Vivendi ne bouge pratiquement pas mardi à la Bourse de Paris, le titre ne cédant que 0,1% à 29,16 euros, au lendemain d'informations révélées pas Bloomberg selon lesquelles le fonds Third Point y détiendrait une part "substantielle" du capital. Le montant exact de sa participation reste encore inconnue mais, selon l'agence de presse, citant des sources anonymes proches du dossier, le fonds spéculatif basé à New York la détiendrait "depuis plusieurs mois". Un acteur de plus dans ce qui ressemble de plus en plus à une bataille pour prendre le contrôle du conglomérat des médias.

Third Point s'est refusé à tout commentaire. De son côté, un porte-parole de Vivendi a déclaré ne disposer d' "aucune information à ce sujet" lui permettant de "confirmer cette rumeur".

Ces nouvelles révélations interviennent alors que Vivendi doit faire approuver lors de sa prochaine assemblée générale du 22 juin le projet de scission de sa filiale Universal Music Group (UMG), en en redistribuant 60% du capital aux actionnaires du groupe. Au même moment, la société de Vincent Bolloré est en négociation avec le SPAC du milliardaire Bill Ackman, Pershing Square Tontine Holdings, afin de lui céder 10% du label musical. Entre fin 2020 et début 2021, un consortium mené par Tencent avait déjà acquis 20% d'UMG en deux fois.

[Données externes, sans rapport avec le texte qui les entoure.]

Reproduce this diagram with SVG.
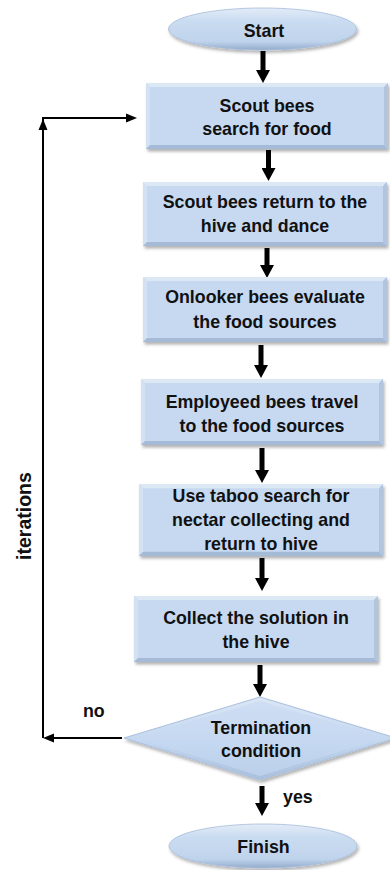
<svg xmlns="http://www.w3.org/2000/svg" xmlns:xlink="http://www.w3.org/1999/xlink" width="390" height="870" viewBox="0 0 390 870">
<style>
.t{font-family:"Liberation Sans",Arial,sans-serif;font-weight:bold;font-size:17.8px;fill:#111;text-anchor:middle}
.l{font-family:"Liberation Sans",Arial,sans-serif;font-weight:bold;font-size:17.8px;fill:#111}
.thick{stroke:#000;stroke-width:5;fill:none;marker-end:url(#mThick)}
.thin{stroke:#000;stroke-width:2;fill:none}
.thinA{marker-end:url(#mThin)}
</style>
<defs>
<marker id="mThick" markerUnits="userSpaceOnUse" markerWidth="14" markerHeight="14" refX="3" refY="7" orient="auto"><path d="M0,0 L13,7 L0,14 Z" fill="#000"/></marker>
<marker id="mThin" markerUnits="userSpaceOnUse" markerWidth="11" markerHeight="10" refX="5" refY="5" orient="auto"><path d="M0,0.5 L11,5 L0,9.5 Z" fill="#000"/></marker>
<filter id="sh" x="-5%" y="-10%" width="115%" height="130%"><feDropShadow dx="1.5" dy="2.5" stdDeviation="1.5" flood-color="#000" flood-opacity="0.3"/></filter>
<symbol id="box" viewBox="0 0 244 66" preserveAspectRatio="none">
<rect x="0" y="0" width="244" height="66" fill="#c6d9f1"/>
<polygon points="0,0 244,0 240,4 4,4" fill="#dde8f5"/>
<polygon points="0,0 4,4 4,62 0,66" fill="#d3e1f2"/>
<polygon points="0,66 4,62 240,62 244,66" fill="#a4bad6"/>
<polygon points="244,0 244,66 240,62 240,4" fill="#b2c5de"/>
</symbol>
<linearGradient id="gEl" x1="0" y1="0" x2="0" y2="1">
<stop offset="0" stop-color="#e3ecf8"/>
<stop offset="0.3" stop-color="#cadcf1"/>
<stop offset="0.8" stop-color="#bfd3ec"/>
<stop offset="1" stop-color="#93abcb"/>
</linearGradient>
<linearGradient id="gDi" x1="0" y1="0" x2="0" y2="1">
<stop offset="0" stop-color="#dbe6f5"/>
<stop offset="0.5" stop-color="#c6d9f1"/>
<stop offset="1" stop-color="#a9bfdc"/>
</linearGradient>
</defs>
<rect width="390" height="870" fill="#fff"/>

<g id="connectors">
<line class="thick" x1="263" y1="51" x2="263" y2="73"/>
<line class="thick" x1="268.5" y1="150" x2="268.5" y2="171"/>
<line class="thick" x1="267" y1="248" x2="267" y2="268"/>
<line class="thick" x1="261" y1="345" x2="261" y2="368"/>
<line class="thick" x1="262" y1="448" x2="262" y2="473"/>
<line class="thick" x1="262" y1="558" x2="262" y2="581"/>
<line class="thick" x1="260" y1="665" x2="260" y2="687"/>
<line class="thick" x1="262" y1="786" x2="262" y2="806"/>
<path class="thin thinA" d="M122,738 H49"/>
<path class="thin" d="M43,738 V118"/>
<path class="thin thinA" d="M43,738 V125"/>
<path class="thin thinA" d="M42,118 H131"/>
<text class="l" x="83" y="717">no</text>
<text class="l" x="283" y="803">yes</text>
<text class="t" transform="translate(31,516) rotate(-90)" style="font-size:19.5px">iterations</text>
</g>

<g id="start">
<ellipse cx="262.5" cy="29" rx="94" ry="21" fill="url(#gEl)" stroke="#a6bcd9" stroke-width="0.8" filter="url(#sh)"/>
<text class="t" x="264" y="37">Start</text>
</g>

<g id="n1">
<use xlink:href="#box" href="#box" x="146" y="83" width="242" height="66" filter="url(#sh)"/>
<text class="t" x="267" y="112">Scout bees</text>
<text class="t" x="267" y="135">search for food</text>
</g>

<g id="n2">
<use xlink:href="#box" href="#box" x="143" y="182" width="244" height="64" filter="url(#sh)"/>
<text class="t" x="265" y="208">Scout bees return to the</text>
<text class="t" x="265" y="232">hive and dance</text>
</g>

<g id="n3">
<use xlink:href="#box" href="#box" x="143" y="277" width="244" height="65" filter="url(#sh)"/>
<text class="t" x="265" y="303">Onlooker bees evaluate</text>
<text class="t" x="265" y="328">the food sources</text>
</g>

<g id="n4">
<use xlink:href="#box" href="#box" x="141" y="379" width="242" height="66" filter="url(#sh)"/>
<text class="t" x="262" y="408">Employeed bees travel</text>
<text class="t" x="262" y="432">to the food sources</text>
</g>

<g id="n5">
<use xlink:href="#box" href="#box" x="139" y="484" width="244" height="72" filter="url(#sh)"/>
<text class="t" x="261" y="502">Use taboo search for</text>
<text class="t" x="261" y="526">nectar collecting and</text>
<text class="t" x="261" y="550">return to hive</text>
</g>

<g id="n6">
<use xlink:href="#box" href="#box" x="134" y="596" width="244" height="66" filter="url(#sh)"/>
<text class="t" x="256" y="624">Collect the solution in</text>
<text class="t" x="256" y="648">the hive</text>
</g>

<g id="decision">
<polygon points="260,697 396,738 260,780 124,738" fill="url(#gDi)" stroke="#a9bfdc" stroke-width="1" filter="url(#sh)"/>
<polygon points="260,701 384,738 260,776 136,738" fill="#c6d9f1" opacity="0.6"/>
<text class="t" x="261" y="734">Termination</text>
<text class="t" x="261" y="757">condition</text>
</g>

<g id="finish">
<ellipse cx="263" cy="846" rx="94" ry="22" fill="url(#gEl)" stroke="#a6bcd9" stroke-width="0.8" filter="url(#sh)"/>
<text class="t" x="263.5" y="853">Finish</text>
</g>
</svg>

Le fonds Third Point, dirigé par le milliardaire Dan Loeb et qui détenait 17,3 milliards de dollars d'actifs sous gestion au 31 mai via sa filiale londonienne Third Point Investors Ltd, serait lui aussi potentiellement intéressé pour acquérir les 10% d'UMG que souhaite céder Vivendi, affirme Bloomberg.

Une stratégie de redistribution morcelée, grâce à laquelle Vivendi espère tirer le maximum de l'introduction en bourse de sa pépite, prévue le 27 septembre prochain au plus tard à Amsterdam, mais qui n'a pas manqué de faire grincer des dents. En effet, des actionnaires minoritaires du géant des médias, qui souhaitent eux aussi grappiller une part du gâteau, se sont manifestés ces dernières semaines pour critiquer cette stratégie.

Le fonds Bluebell Capital basé à Londres, favorable sur le principe à la séparation d'UMG, estime que les conditions de son introduction en bourse ne sont pas favorables aux petits actionnaires et demande le versement d'un dividende exceptionnel de 2,8 euros par action, soit environ 3,3 milliards d'euros au total. Il a par la suite écrit à l'AMF afin de demander une enquête concernant les informations réellement diffusées sur le projet.

De son côté, le gestionnaire d'actifs américain Artisan Partners a mis en avant le fait que la vente morcelée de parts du label musical est une "allocation sous-optimale" du capital, et que la distribution de 60% des titres aux actionnaires sous forme de dividende exceptionnel n'est pas efficace fiscalement. "Faire peser une charge fiscale sur les actionnaires de Vivendi par le biais du processus de scission n'est pas attrayant", avait déclaré David Samra, gestionnaire de portefeuille chez le 11ème actionnaire de Vivendi, avec 1,45% des actions au 31 mars 2021.

Avec une valorisation potentielle de 35 milliards d'euros, dettes incluses, UMG représente une aubaine pour nombre d'investisseurs. Mais certains d'entre eux, à l'image de Bluebell, redoutent que Vincent Bolloré n'utilise les bénéfices de cette introduction en bourse pour accroître sa main-mise sur Vivendi. Dan Loeb, réputé fin stratège, n'a pas précisé quel était son projet pour Vivendi, mais une décote du conglomérat après la scission d'UMG serait une bonne opportunité pour lui d'en obtenir davantage, en demandant par exemple la cession d'autres actifs rentables.